Per quanto riguarda la tassazione dei redditi di persone fisiche c’è un sistema a scaglioni, che prevede totale esenzione sotto le 200 mila rupie, dalle 200 mila alle 500 mila l’aliquota è del 10%, poi dai 500 mila al milione di rupie sale al 20%, e quindi 30% oltre tale soglia. Per le persone over 65 anni l’esenzione è fino a 250 mila rupie. Per i non residenti è prevista l’aliquota fissa del 20%, più il 3% di contributo per l’istruzione. A questa si aggiunge la tassa sulla ricchezza. I proventi da capital gains sono tassati al 20%.
Il reddito da società (vedi anche Come aprire una società offshore) prevede un’aliquota fissa del 30% per le società residenti e 40% per quelle non residenti, ed in entrambi i casi c’è l’aggiunta della sovrattassa del 5% per i residenti e 2% per i non residenti, se il reddito imponibile supera i 10 milioni di rupie. Con la nuova tassazione, ancora non operativa, per società residenti (e non) ci sarebbe una sola aliquota al 30% senza più sovrattassa.

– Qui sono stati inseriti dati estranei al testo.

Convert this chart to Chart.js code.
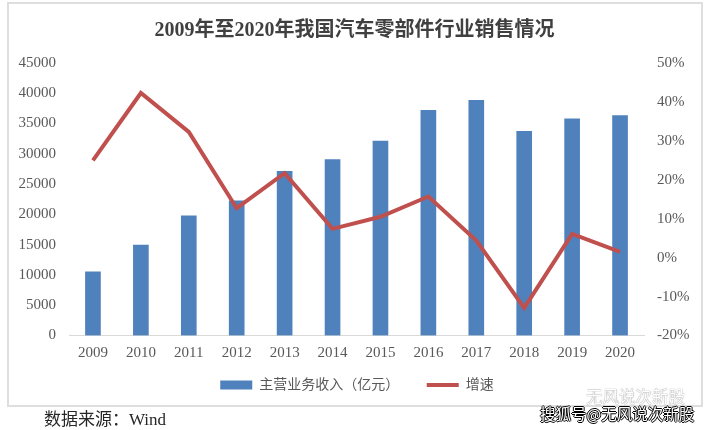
<!DOCTYPE html>
<html>
<head>
<meta charset="utf-8">
<script src="https://cdn.jsdelivr.net/npm/chart.js@4"></script>
<style>
  html, body { margin: 0; padding: 0; background: #fff; }
  #wrap { position: relative; width: 708px; height: 430px; overflow: hidden; font-family: "Liberation Serif", "Noto Sans CJK SC", serif; }
  #frame { position: absolute; left: 7px; top: 2px; width: 692px; height: 401px; border: 2px solid #dedede; }
  canvas { position: absolute; left: 0; top: 0; }
  #source { position: absolute; left: 44px; top: 410px; font-size: 17px; line-height: 20px; color: #262626; }
  #markFaint { position: absolute; left: 586px; top: 389px; font-size: 16.5px; line-height: 18px; color: #fff; text-shadow: 0 0 1px #555; }
  #mark { position: absolute; left: 540px; top: 404px; font-size: 15.5px; line-height: 18px; color: #fff; font-family: "Noto Sans CJK SC", sans-serif;
    text-shadow: -1px 0 0 #000, 1px 0 0 #000, 0 -1px 0 #000, 0 1px 0 #000; }
</style>
</head>
<body>
<div id="wrap">
  <div id="frame"></div>
  <canvas id="salesChart" width="708" height="430"></canvas>
  <div id="source">数据来源：Wind</div>
  <div id="markFaint">无风说次新股</div>
  <div id="mark">搜狐号@无风说次新股</div>
</div>
<script>
  // Dữ liệu
  const years = ['2009', '2010', '2011', '2012', '2013', '2014', '2015', '2016', '2017', '2018', '2019', '2020'];
  const revenue = [10520, 14950, 19750, 22240, 27100, 29040, 32120, 37200, 38820, 33730, 35770, 36330];
  const growth = [25, 42.3, 32.3, 12.7, 21.7, 7.4, 10.5, 15.7, 4.4, -12.9, 6.1, 1.5];
  const chartTitle = '2009年至2020年我国汽车零部件行业销售情况';
  const revenueLabel = '主营业务收入（亿元）';
  const growthLabel = '增速';

  const textColor = '#595959';
  const fontFamily = '"Liberation Serif", "Noto Sans CJK SC", serif';
  const tickFont = { family: fontFamily, size: 15 };

  const ctx = document.getElementById('salesChart').getContext('2d');
  new Chart(ctx, {
    data: {
      labels: years,
      datasets: [
        {
          type: 'line',
          label: growthLabel,
          data: growth,
          yAxisID: 'y1',
          order: 0,
          borderColor: '#c0504d',
          backgroundColor: '#c0504d',
          borderWidth: 4,
          pointRadius: 0,
          tension: 0
        },
        {
          type: 'bar',
          label: revenueLabel,
          data: revenue,
          yAxisID: 'y',
          order: 1,
          backgroundColor: '#4f81bd',
          barThickness: 15
        }
      ]
    },
    options: {
      responsive: false,
      animation: false,
      // lệch 3px sang phải để chú thích nằm đúng chỗ
      layout: { padding: { left: 11, right: 5, top: 6, bottom: 28 } },
      plugins: {
        title: {
          display: true,
          // khoảng trắng cuối kéo tiêu đề về giữa khung
          text: chartTitle + '\u2005',
          color: '#404040',
          font: { family: fontFamily, size: 20, weight: 'bold' },
          padding: { top: 13, bottom: 20 }
        },
        legend: {
          position: 'bottom',
          labels: {
            color: textColor,
            font: { family: fontFamily, size: 14 },
            usePointStyle: true,
            pointStyleWidth: 32,
            padding: 6.5,
            // bar đứng trước line trong chú thích, thêm khoảng trắng để giãn hai mục
            generateLabels(chart) {
              return [
                { text: revenueLabel + '\u2003\u2002', pointStyle: 'line', strokeStyle: '#4f81bd', fillStyle: '#4f81bd', lineWidth: 9, fontColor: textColor, datasetIndex: 1 },
                { text: growthLabel, pointStyle: 'line', strokeStyle: '#c0504d', fillStyle: '#c0504d', lineWidth: 4, fontColor: textColor, datasetIndex: 0 }
              ];
            }
          }
        },
        tooltip: { enabled: false }
      },
      scales: {
        x: {
          grid: { display: false, drawTicks: false },
          border: { color: '#d9d9d9', width: 1 },
          ticks: { color: textColor, font: tickFont, padding: 9, maxRotation: 0 }
        },
        y: {
          position: 'left',
          min: 0,
          max: 45000,
          afterFit: scale => { scale.width = 58; },
          grid: { display: false, drawTicks: false },
          border: { display: false },
          ticks: { stepSize: 5000, color: textColor, font: tickFont, padding: 13, callback: value => String(value) }
        },
        y1: {
          position: 'right',
          min: -20,
          max: 50,
          afterFit: scale => { scale.width = 59; },
          grid: { display: false, drawTicks: false },
          border: { display: false },
          ticks: { stepSize: 10, color: textColor, font: tickFont, padding: 13, callback: value => value + '%' }
        }
      }
    }
  });
</script>
</body>
</html>
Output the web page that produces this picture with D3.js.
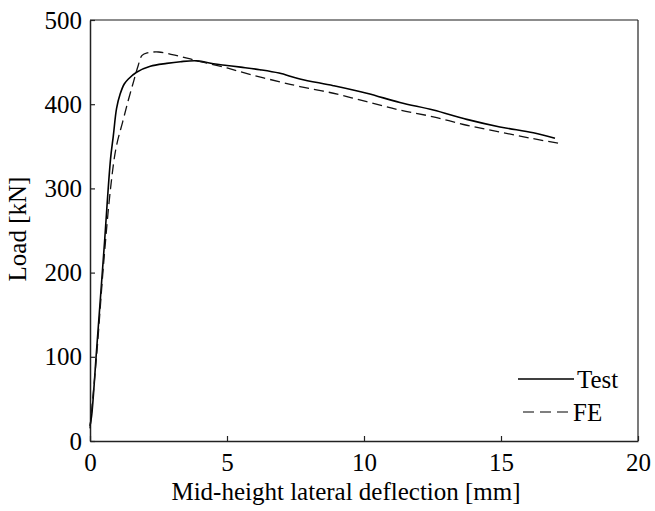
<!DOCTYPE html>
<html><head><meta charset="utf-8">
<script src="https://cdn.jsdelivr.net/npm/d3@7"></script>
<style>body{margin:0;background:#fff}</style>
</head><body>
<svg id="c" width="655" height="511"></svg>
<script>
const testX = [0, 0.06, 0.24, 0.51, 0.75, 0.85, 0.97, 1.1, 1.25, 1.4, 1.7, 2.2, 2.8, 3.3, 3.9, 4.5, 5.0, 5.5, 6.2, 6.9, 7.66, 8.88, 10.1, 11.31, 12.53, 13.75, 14.96, 16.18, 16.97];
const testY = [18, 30, 108, 227, 335, 362, 395, 412, 424, 430, 438, 445, 448.5, 450.5, 451.5, 448, 446, 444, 441, 437, 430, 422, 413, 402, 393, 382, 373, 366, 359.5];
const feX = [0, 0.25, 0.5, 0.75, 0.95, 1.2, 1.4, 1.6, 1.76, 1.9, 2.1, 2.5, 3.0, 3.5, 4.0, 5.0, 6.0, 7.0, 7.66, 8.88, 10.1, 11.31, 12.53, 13.75, 14.96, 16.18, 17.2];
const feY = [15, 105, 212, 300, 348, 380, 405, 428, 446, 458, 461, 462, 459, 455, 451, 443, 434, 426, 421, 413, 403, 393, 385, 375, 367, 359, 353];
const xTicks = [0, 5, 10, 15, 20];
const yTicks = [0, 100, 200, 300, 400, 500];
const seriesNames = ["Test", "FE"];

const svg = d3.select("#c");
const font = "Liberation Serif, Times New Roman, serif";
const L = 90, R = 638, T = 20, B = 441;
const x = d3.scaleLinear().domain([0, 20]).range([L, R]);
const y = d3.scaleLinear().domain([0, 500]).range([B, T]);

// box
svg.append("line").attr("x1", L).attr("x2", R).attr("y1", T).attr("y2", T).attr("stroke", "#666").attr("stroke-width", 1.5);
svg.append("line").attr("x1", R).attr("x2", R).attr("y1", T).attr("y2", B).attr("stroke", "#222").attr("stroke-width", 1.2);

const xAxis = svg.append("g").attr("transform", `translate(0,${B})`)
  .call(d3.axisBottom(x).tickValues(xTicks).tickSizeInner(-5).tickSizeOuter(0).tickPadding(12));
const yAxis = svg.append("g").attr("transform", `translate(${L},0)`)
  .call(d3.axisLeft(y).tickValues(yTicks).tickSizeInner(-5).tickSizeOuter(0).tickPadding(8));
[xAxis, yAxis].forEach(a => {
  a.select(".domain").attr("stroke", "#222").attr("stroke-width", 1.5);
  a.selectAll(".tick line").attr("stroke", "#222").attr("stroke-width", 1.2);
  a.selectAll("text").attr("font-family", font).attr("font-size", 25).attr("fill", "#000");
});

const testData = testX.map((v, i) => [v, testY[i]]);
const feData = feX.map((v, i) => [v, feY[i]]);
svg.append("path").datum(testData).attr("d", d3.line().x(d => x(d[0])).y(d => y(d[1])).curve(d3.curveCatmullRom))
  .attr("fill", "none").attr("stroke", "#000").attr("stroke-width", 1.6);
svg.append("path").datum(feData).attr("d", d3.line().x(d => x(d[0])).y(d => y(d[1])).curve(d3.curveCatmullRom))
  .attr("fill", "none").attr("stroke", "#111").attr("stroke-width", 1.3).attr("stroke-dasharray", "10,5");

// axis titles
svg.append("text").attr("x", 346).attr("y", 500).attr("text-anchor", "middle")
  .attr("font-family", font).attr("font-size", 25).text("Mid-height lateral deflection [mm]");
svg.append("text").attr("transform", `translate(26,229) rotate(-90)`).attr("text-anchor", "middle")
  .attr("font-family", font).attr("font-size", 25).text("Load [kN]");

// legend
const lg = svg.append("g");
lg.append("line").attr("x1", 518).attr("x2", 574).attr("y1", 379).attr("y2", 379).attr("stroke", "#000").attr("stroke-width", 1.4);
lg.append("text").attr("x", 577).attr("y", 388).attr("font-family", font).attr("font-size", 25).text(seriesNames[0]);
lg.append("line").attr("x1", 523).attr("x2", 572).attr("y1", 412).attr("y2", 412).attr("stroke", "#000").attr("stroke-width", 1.2).attr("stroke-dasharray", "11,6");
lg.append("text").attr("x", 573).attr("y", 421).attr("font-family", font).attr("font-size", 25).text(seriesNames[1]);
</script>
</body></html>
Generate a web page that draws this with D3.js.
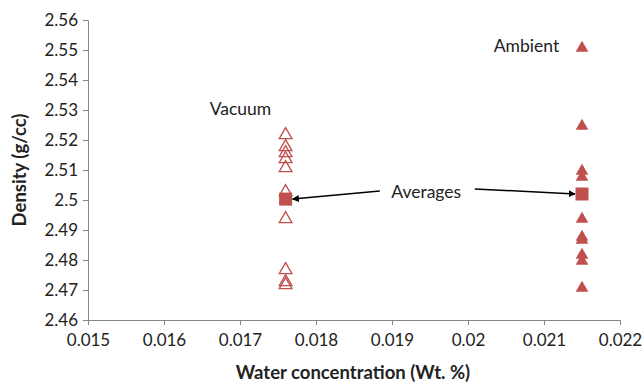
<!DOCTYPE html>
<html>
<head>
<meta charset="utf-8">
<script src="https://cdn.jsdelivr.net/npm/d3@7"></script>
<style>
  body { margin: 0; background: #fff; }
  svg text { font-family: Lato, "Open Sans", sans-serif; fill: #222; }
</style>
</head>
<body>
<div id="chart"></div>
<script>
// data
const vacuumX = 0.0176;
const ambientX = 0.0215;
const vacuumDensity = [2.522, 2.518, 2.516, 2.514, 2.511, 2.503, 2.494, 2.477, 2.473, 2.472];
const ambientDensity = [2.551, 2.525, 2.510, 2.508, 2.494, 2.488, 2.487, 2.482, 2.480, 2.471];
const averages = [{x: vacuumX, y: 2.5003}, {x: ambientX, y: 2.502}];
const xTicks = [0.015, 0.016, 0.017, 0.018, 0.019, 0.02, 0.021, 0.022];
const yTicks = [2.46, 2.47, 2.48, 2.49, 2.5, 2.51, 2.52, 2.53, 2.54, 2.55, 2.56];

const W = 644, H = 382;
const margin = {top: 20, right: 24, bottom: 62, left: 88};
const width = W - margin.left - margin.right,
      height = H - margin.top - margin.bottom;
const red = "#C0504D", axisCol = "#868686";

const x = d3.scaleLinear().domain([0.015, 0.022]).range([0, width]);
const y = d3.scaleLinear().domain([2.46, 2.56]).range([height, 0]);

const svg = d3.select("#chart").append("svg")
    .attr("width", W).attr("height", H);

svg.append("defs").append("marker")
    .attr("id", "arrow")
    .attr("viewBox", "0 0 10 10")
    .attr("refX", 9).attr("refY", 5)
    .attr("markerWidth", 7).attr("markerHeight", 7)
    .attr("markerUnits", "userSpaceOnUse")
    .attr("orient", "auto")
  .append("path")
    .attr("d", "M0,0 L10,5 L0,10 Z")
    .attr("fill", "#000");

const g = svg.append("g")
    .attr("transform", `translate(${margin.left},${margin.top})`);

//axes
const xAxis = g.append("g")
    .attr("transform", `translate(0,${height})`)
    .call(d3.axisBottom(x).tickValues(xTicks).tickFormat(d => String(+d.toFixed(3))).tickSize(5).tickSizeOuter(0).tickPadding(9));
const yAxis = g.append("g")
    .call(d3.axisLeft(y).tickValues(yTicks).tickFormat(d => String(+d.toFixed(2))).tickSize(5).tickSizeOuter(0).tickPadding(5));
[xAxis, yAxis].forEach(a => {
  a.selectAll("path, line").attr("stroke", axisCol);
  a.selectAll("text").style("font-size", "17px").attr("fill", "#222");
});

//axis titles
svg.append("text")
    .attr("x", 353).attr("y", 379)
    .attr("text-anchor", "middle")
    .style("font-size", "18.5px").style("font-weight", "bold")
    .text("Water concentration (Wt. %)");
svg.append("text")
    .attr("transform", `translate(26,170) rotate(-90)`)
    .attr("text-anchor", "middle")
    .style("font-size", "18.5px").style("font-weight", "bold")
    .text("Density (g/cc)");

const tri = d3.symbol().type(d3.symbolTriangle).size(70);

//vacuum: open triangles
g.selectAll(".vac")
  .data(vacuumDensity)
  .enter().append("path")
    .attr("class", "vac")
    .attr("d", tri)
    .attr("transform", d => `translate(${x(vacuumX)},${y(d) + 1})`)
    .attr("fill", "none")
    .attr("stroke", red)
    .attr("stroke-width", 1.3);

//ambient: filled triangles
g.selectAll(".amb")
  .data(ambientDensity)
  .enter().append("path")
    .attr("class", "amb")
    .attr("d", tri)
    .attr("transform", d => `translate(${x(ambientX)},${y(d) + 1})`)
    .attr("fill", red);

//averages: squares
g.selectAll(".avg")
  .data(averages)
  .enter().append("rect")
    .attr("class", "avg")
    .attr("x", d => x(d.x) - 6.5).attr("y", d => y(d.y) - 6.5)
    .attr("width", 13).attr("height", 13)
    .attr("fill", red);

//annotations
g.append("text").attr("x", x(0.01741)).attr("y", y(2.5285))
    .attr("text-anchor", "end").style("font-size", "17.5px").text("Vacuum");
g.append("text").attr("x", x(0.0212)).attr("y", y(2.5495))
    .attr("text-anchor", "end").style("font-size", "17.5px").text("Ambient");
g.append("text").attr("x", x(0.01945)).attr("y", y(2.5006))
    .attr("text-anchor", "middle").style("font-size", "17.5px").text("Averages");

g.append("line")
    .attr("x1", x(0.01884)).attr("y1", y(2.503))
    .attr("x2", x(vacuumX) + 7).attr("y2", y(2.5003))
    .attr("stroke", "#000").attr("stroke-width", 1.5)
    .attr("marker-end", "url(#arrow)");
g.append("line")
    .attr("x1", x(0.02009)).attr("y1", y(2.5037))
    .attr("x2", x(ambientX) - 7).attr("y2", y(2.502))
    .attr("stroke", "#000").attr("stroke-width", 1.5)
    .attr("marker-end", "url(#arrow)");
</script>
</body>
</html>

In più è stata introdotta la Minimum tax, che qualora si verificassero i presupposti, porterebbe a una riduzione della pressione fiscale, con applicazione dell’aliquota al 20%. Anche le persone giuridiche sono sottoposte alla tassa sulla ricchezza. L’aliquota per i proventi da capital gains per le società è al 16,66%.
Sono presenti differenti aliquote per la cessione dei beni all’interno dei vari stati dello stato federale indiano, che variano dal 12,5% al 15%. Esistono anche aliquote agevolate, comunque variabili, comprese tra il 4% e il 5%.
L’India negli ultimi anni ha intensificato la stipula di accordi con i vari Paesi industrializzati. Tra gli accordi figura anche l’Italia, con firma avvenuta all’inizio degli anni ’90, per evitare la doppia imposizione fiscale.